Augsburger Allgemeine (Land Nord)
Immer mehr Zwillinge
Bevölkerung Im Jahr 2015 brachten im Josefinum 86 Mütter zwei Kinder zur Welt und auch am Klinikum steigt die Zahl der Mehrlinge. Wie Mediziner diese Entwicklung erklären
Auf den Straßen sieht man immer öfter Eltern mit Zwillingskinderwagen, auch in Augsburg. Und der Eindruck, dass es immer mehr Zwillinge gibt, täuscht nicht. In der Klinik Josefinum wurden im vergangenen Jahr 86 Zwillingspärchen geboren. Seit einigen Jahren steigen dort nicht nur generell die Geburtenzahlen, auch der Anteil der Zwillinge hat sich deutlich erhöht. Am Klinikum ist der Trend der gleiche.
Im Josefinum stieg der Anteil der Zwillinge von 1,5 Prozent der Geburten im Jahr 1997 auf 2,7 Prozent im Jahr 2016 – bei rund 3200 Geburten. Das berichtet der Leiter der Pränatal- und Geburtsmedizin an der Frauenklinik des Josefinums, Dr. Dirk Kersten. Gibt es diesen Trend nur hier oder ist er deutschlandweit zu beobachten? „Teils, teils“, sagt Kersten. Nach Angaben des Statistischen Bundesamts steigt in ganz Deutschland der Anteil der Mehrlingsschwangerschaften an. 2015 lag er aber immer noch bei weniger als zwei Prozent aller Geburten. Für 2016 liegen die aktuellsten Zahlen bisher noch nicht vor.
Das Klinikum Augsburg sieht die Entwicklung ganz ähnlich wie das Josefinum. Auch dort steigt der Anteil der Zwillings- und Mehrlingsgeburten, sagt Pressesprecherin Ines Lehmann. Im Jahr 2016 kamen bei 2162 Geburten 2249 Kinder zur Welt. Bei den meisten Mehrlingsgeburten handelt es sich um Zwillinge.
Wie kommt es zu dieser Entwicklung? Für Laien liegt die Vermutung nahe, dass der Trend mit einer steigenden Anzahl künstlicher Befruchtungen zu tun hat. Mediziner Kersten vom Josefinum hält das für eher unwahrscheinlich. „Seit etwa 20 Jahren ist es üblich, bei künstlichen Befruchtungen nur noch zwei Embryonen einzusetzen, das war zuvor anders“, sagt er, „das führt natürlich zu der einen oder anderen Zwillingsgeburt, aber nicht in dem Maß.“
Die überproportionale Steigerung von Zwillingsgeburten am Josefinum führt der Mediziner auf zwei Gründe zurück.

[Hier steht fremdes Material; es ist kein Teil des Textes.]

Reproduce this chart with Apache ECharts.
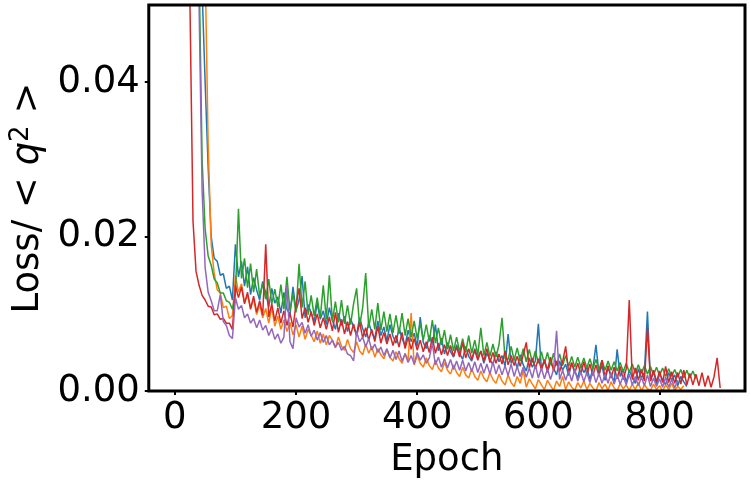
<!DOCTYPE html>
<html>
<head>
<meta charset="utf-8">
<script src="https://cdn.jsdelivr.net/npm/echarts@6/dist/echarts.min.js"></script>
<style>html,body{margin:0;padding:0;background:#fff;}#c{width:750px;height:484px;}</style>
</head>
<body>
<div id="c"></div>
<script>
// Epochs sampled every 5 epochs
const epochs = [];
for (let e = 0; e <= 900; e += 5) epochs.push(e);

const xTicks = [0, 200, 400, 600, 800];
const yTicks = [0, 0.02, 0.04];
const seriesNames = ['run1', 'run2', 'run3', 'run4', 'run5'];

const blueLoss = [
2.0,1.0,0.5,0.3,0.2,0.14,0.1,0.08,0.065,0.052,
0.040,0.029,0.020,0.0172,0.0168,0.0150,0.0152,0.0133,0.0136,0.0118,
0.0190,0.0148,0.0168,0.0136,0.0161,0.0125,0.0147,0.0131,0.0118,0.0142,
0.0127,0.0109,0.0133,0.0114,0.0122,0.0101,0.0128,0.0106,0.0099,0.0135,
0.0104,0.0118,0.0149,0.0095,0.0112,0.0101,0.0090,0.0114,0.0093,0.0104,
0.0086,0.0108,0.0092,0.0080,0.0101,0.0085,0.0097,0.0077,0.0094,0.0083,
0.0073,0.0095,0.0081,0.0070,0.0089,0.0076,0.0068,0.0091,0.0072,0.0083,
0.0065,0.0086,0.0071,0.0062,0.0082,0.0068,0.0059,0.0079,0.0064,0.0075,
0.0058,0.0096,0.0063,0.0055,0.0072,0.0060,0.0086,0.0052,0.0069,0.0048,
0.0063,0.0051,0.0044,0.0060,0.0049,0.0041,0.0058,0.0045,0.0039,0.0055,
0.0043,0.0052,0.0036,0.0049,0.0041,0.0034,0.0051,0.0038,0.0046,0.0032,
0.0074,0.0036,0.0044,0.0029,0.0047,0.0034,0.0026,0.0043,0.0031,0.0039,
0.0087,0.0028,0.0041,0.0024,0.0037,0.0030,0.0021,0.0039,0.0027,0.0035,
0.0020,0.0036,0.0026,0.0017,0.0034,0.0024,0.0031,0.0015,0.0029,0.0060,
0.0022,0.0033,0.0014,0.0030,0.0021,0.0012,0.0054,0.0019,0.0028,0.0011,
0.0027,0.0018,0.0010,0.0029,0.0017,0.0024,0.0103,0.0013,0.0026,0.0009,
0.0022,0.0015,0.0008,0.0024,0.0014,0.0021,0.0007,0.0019,0.0012,0.0006
];

const orangeLoss = [
3.0,1.5,0.8,0.5,0.3,0.2,0.15,0.11,0.085,0.068,
0.055,0.032,0.0190,0.0152,0.0131,0.0127,0.0108,0.0110,0.0094,0.0098,
0.0150,0.0128,0.0139,0.0115,0.0124,0.0108,0.0119,0.0099,0.0112,0.0095,
0.0107,0.0088,0.0108,0.0084,0.0097,0.0080,0.0092,0.0077,0.0089,0.0073,
0.0086,0.0070,0.0084,0.0067,0.0080,0.0072,0.0064,0.0078,0.0062,0.0074,
0.0060,0.0072,0.0066,0.0056,0.0070,0.0058,0.0053,0.0067,0.0055,0.0050,
0.0064,0.0052,0.0047,0.0061,0.0049,0.0058,0.0044,0.0055,0.0047,0.0042,
0.0054,0.0044,0.0039,0.0051,0.0042,0.0036,0.0049,0.0040,0.0101,0.0034,
0.0046,0.0036,0.0031,0.0043,0.0033,0.0028,0.0040,0.0030,0.0025,0.0037,
0.0027,0.0022,0.0034,0.0024,0.0019,0.0031,0.0021,0.0017,0.0029,0.0019,
0.0014,0.0026,0.0017,0.0012,0.0024,0.0015,0.0010,0.0022,0.0013,0.0008,
0.0021,0.0011,0.0006,0.0019,0.0010,0.0027,0.0005,0.0016,0.0009,0.0003,
0.0015,0.0008,0.0002,0.0014,0.0007,0.0001,0.0013,0.0006,0.0019,0.0002,
0.0012,0.0005,0.0001,0.0011,0.0004,0.0013,0.0002,0.0010,0.0004,0.0000,
0.0011,0.0003,0.0009,0.0001,0.0012,0.0004,0.0000,0.0010,0.0003,0.0008,
0.0001,0.0009,0.0002,0.0011,0.0000,0.0008,0.0003,0.0001,0.0009,0.0002,
0.0007,0.0000,0.0008,0.0002,0.0010,0.0001,0.0006,0.0002,0.0007
];

const greenLoss = [
2.5,1.2,0.6,0.3,0.15,0.1,0.075,0.062,0.055,0.030,
0.021,0.0175,0.0163,0.0145,0.0140,0.0127,0.0127,0.0117,0.0115,0.0106,
0.0125,0.0236,0.0146,0.0172,0.0134,0.0165,0.0128,0.0158,0.0123,0.0139,
0.0119,0.0145,0.0113,0.0132,0.0109,0.0138,0.0106,0.0148,0.0104,0.0126,
0.0102,0.0165,0.0108,0.0142,0.0099,0.0124,0.0097,0.0121,0.0095,0.0137,
0.0093,0.0150,0.0091,0.0116,0.0089,0.0118,0.0087,0.0111,0.0086,0.0113,
0.0133,0.0084,0.0108,0.0153,0.0082,0.0106,0.0080,0.0114,0.0079,0.0103,
0.0077,0.0100,0.0075,0.0098,0.0074,0.0101,0.0072,0.0094,0.0070,0.0091,
0.0068,0.0088,0.0066,0.0086,0.0064,0.0092,0.0062,0.0082,0.0060,0.0079,
0.0054,0.0073,0.0052,0.0070,0.0051,0.0068,0.0050,0.0072,0.0049,0.0066,
0.0047,0.0082,0.0046,0.0063,0.0045,0.0061,0.0044,0.0060,0.0095,0.0042,
0.0041,0.0058,0.0040,0.0056,0.0039,0.0055,0.0038,0.0054,0.0037,0.0052,
0.0036,0.0051,0.0035,0.0050,0.0034,0.0049,0.0033,0.0048,0.0033,0.0046,
0.0032,0.0045,0.0031,0.0044,0.0031,0.0043,0.0030,0.0042,0.0029,0.0041,
0.0028,0.0040,0.0027,0.0039,0.0027,0.0038,0.0026,0.0037,0.0025,0.0036,
0.0024,0.0035,0.0023,0.0034,0.0023,0.0033,0.0022,0.0032,0.0021,0.0031,
0.0020,0.0030,0.0019,0.0029,0.0019,0.0028,0.0018,0.0028,0.0017,0.0027,
0.0017,0.0026,0.0016
];

const redLoss = [
1.2,0.6,0.3,0.15,0.08,0.05,0.022,0.0155,0.0137,0.0124,
0.0118,0.0110,0.0109,0.0099,0.0100,0.0093,0.0094,0.0088,0.0088,0.0080,
0.0137,0.0121,0.0135,0.0113,0.0128,0.0106,0.0123,0.0102,0.0117,0.0098,
0.0190,0.0096,0.0113,0.0091,0.0108,0.0088,0.0104,0.0085,0.0101,0.0083,
0.0112,0.0133,0.0094,0.0108,0.0089,0.0103,0.0085,0.0100,0.0082,0.0095,
0.0080,0.0096,0.0078,0.0102,0.0076,0.0093,0.0074,0.0090,0.0072,0.0087,
0.0071,0.0089,0.0069,0.0082,0.0066,0.0080,0.0064,0.0084,0.0062,0.0076,
0.0061,0.0074,0.0059,0.0072,0.0057,0.0076,0.0055,0.0070,0.0054,0.0068,
0.0053,0.0066,0.0051,0.0064,0.0050,0.0070,0.0049,0.0062,0.0047,0.0060,
0.0046,0.0059,0.0045,0.0057,0.0044,0.0063,0.0043,0.0055,0.0041,0.0053,
0.0040,0.0052,0.0039,0.0055,0.0037,0.0050,0.0036,0.0048,0.0035,0.0052,
0.0034,0.0046,0.0033,0.0045,0.0032,0.0047,0.0063,0.0030,0.0043,0.0029,
0.0042,0.0028,0.0040,0.0027,0.0044,0.0026,0.0039,0.0025,0.0038,0.0058,
0.0024,0.0037,0.0023,0.0036,0.0022,0.0038,0.0021,0.0035,0.0020,0.0034,
0.0019,0.0040,0.0018,0.0033,0.0017,0.0031,0.0016,0.0032,0.0015,0.0029,
0.0118,0.0015,0.0030,0.0014,0.0028,0.0013,0.0082,0.0013,0.0027,0.0012,
0.0026,0.0011,0.0032,0.0011,0.0025,0.0010,0.0024,0.0009,0.0027,0.0008,
0.0023,0.0008,0.0022,0.0007,0.0024,0.0006,0.0020,0.0005,0.0019,0.0043,
0.0004
];

const purpleLoss = [
1.5,0.8,0.4,0.2,0.12,0.09,0.07,0.058,0.05,0.026,
0.0160,0.0128,0.0117,0.0104,0.0104,0.0125,0.0090,0.0085,0.0072,0.0068,
0.0121,0.0106,0.0111,0.0095,0.0100,0.0088,0.0094,0.0082,0.0092,0.0079,
0.0085,0.0072,0.0081,0.0067,0.0074,0.0062,0.0070,0.0137,0.0064,0.0055,
0.0095,0.0083,0.0089,0.0075,0.0086,0.0071,0.0079,0.0066,0.0076,0.0063,
0.0072,0.0060,0.0066,0.0057,0.0063,0.0053,0.0058,0.0048,0.0046,0.0039,
0.0077,0.0064,0.0070,0.0057,0.0068,0.0053,0.0061,0.0050,0.0057,0.0046,
0.0055,0.0043,0.0053,0.0041,0.0052,0.0039,0.0048,0.0037,0.0046,0.0035,
0.0050,0.0040,0.0047,0.0036,0.0043,0.0062,0.0034,0.0044,0.0031,0.0042,
0.0030,0.0041,0.0028,0.0039,0.0027,0.0040,0.0026,0.0037,0.0025,0.0038,
0.0024,0.0036,0.0023,0.0035,0.0022,0.0038,0.0022,0.0034,0.0021,0.0033,
0.0020,0.0035,0.0019,0.0032,0.0019,0.0031,0.0018,0.0030,0.0017,0.0034,
0.0017,0.0030,0.0016,0.0029,0.0015,0.0028,0.0078,0.0015,0.0027,0.0014,
0.0026,0.0013,0.0028,0.0013,0.0025,0.0012,0.0024,0.0011,0.0026,0.0011,
0.0023,0.0010,0.0022,0.0010,0.0024,0.0009,0.0021,0.0009,0.0020,0.0008,
0.0022,0.0008,0.0019,0.0007,0.0018,0.0007,0.0021,0.0006,0.0017,0.0006,
0.0016,0.0005,0.0018,0.0005,0.0015,0.0004,0.0014
];

const colors = ['#1f77b4', '#ff7f0e', '#2ca02c', '#d62728', '#9467bd'];
const allLoss = [blueLoss, orangeLoss, greenLoss, redLoss, purpleLoss];

const FONT = 'DejaVu Sans';
const chart = echarts.init(document.getElementById('c'), null, {renderer: 'canvas'});

const series = allLoss.map((vals, k) => ({
  name: seriesNames[k],
  type: 'line',
  data: vals.map((v, i) => [epochs[i], v]),
  showSymbol: false,
  symbol: 'none',
  clip: true,
  lineStyle: {color: colors[k], width: 1.5},
  itemStyle: {color: colors[k]},
  emphasis: {disabled: true},
  z: 2 + k
}));

chart.setOption({
  animation: false,
  backgroundColor: '#fff',
  grid: {left: 147, right: 5, top: 5, bottom: 91, show: true, borderColor: '#000', borderWidth: 3, backgroundColor: 'transparent', z: 10},
  xAxis: {
    type: 'value', min: -43, max: 941,
    name: 'Epoch', nameLocation: 'middle', nameGap: 45,
    nameTextStyle: {fontFamily: FONT, fontSize: 37, color: '#000'},
    axisLine: {show: false, onZero: false},
    axisTick: {show: true, customValues: xTicks, length: 4, lineStyle: {color: '#000', width: 2}},
    axisLabel: {customValues: xTicks, fontFamily: FONT, fontSize: 37, color: '#000', margin: 9},
    splitLine: {show: false}
  },
  yAxis: {
    type: 'value', min: 0, max: 0.05,
    name: 'Loss/ < {q|q}{s|2} >', nameLocation: 'middle', nameRotate: 90, nameGap: 100,
    nameTextStyle: {fontFamily: FONT, fontSize: 37, color: '#000',
      rich: {
        q: {fontFamily: FONT, fontSize: 37, fontStyle: 'italic', color: '#000'},
        s: {fontFamily: FONT, fontSize: 26, color: '#000', verticalAlign: 'top', padding: [0, 0, 14, 0]}
      }},
    axisLine: {show: false, onZero: false},
    axisTick: {show: true, customValues: yTicks, length: 4, lineStyle: {color: '#000', width: 2}},
    axisLabel: {customValues: yTicks, fontFamily: FONT, fontSize: 37, color: '#000', margin: 9,
      formatter: v => v.toFixed(2)},
    splitLine: {show: false}
  },
  series: series
});
</script>
</body>
</html>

Das Augsburger Krankenhaus hat eine der größten Geburtskliniken bundesweit und auch eine Station für Frühgeborene. Deshalb kommen viele Frauen mit Risikoschwangerschaften. Einen anderen Grund sieht der Mediziner in einer generellen Zentralisierung im Krankenhauswesen. Im Josefinum arbeite man mit etlichen kleineren Häusern zusammen, die Schwangeren mit Schwierigkeiten oder Risikofaktoren die Entbindung dort empfehlen.
Auch das Klinikum sieht den Punkt Sicherheit bei Mehrlingsgeburten als einen der Gründe, warum Eltern dann ein größeres Krankenhaus wählen. Wie am Josefinum gibt es dort ein Perinatalzentrum (Level 1), das von Dr. Manuela Franitza geleitet wird. Es gibt jedoch weitere Punkte. Neben künstlichen Befruchtungen könnte auch eine gesellschaftliche Entwicklung eine Rolle spielen: Frauen bekommen heute auch im höheren Alter noch Kinder und damit steige die Wahrscheinlichkeit für Zwillinge. „Eine 40-jährige Mami bekommt häufiger auf natürlichem Wege Zwillinge als eine 20-jährige Mutter“, sagt Pressesprecherin Ines Lehmann. Auch die Zuwanderung könnte eine Rolle spielen, denn afrikanische Mütter würden häufiger Zwillinge bekommen als europäische, so das Klinikum.
Dass eine Frau sich unbedingt Zwillinge wünscht, hat Dr. Kersten bisher kaum erlebt. Die Elternpaare in seiner Sprechstunde sehnen die Nachricht einer Zwillingsschwangerschaft nicht herbei, nehmen sie dann aber gefasst an, so seine Erfahrung.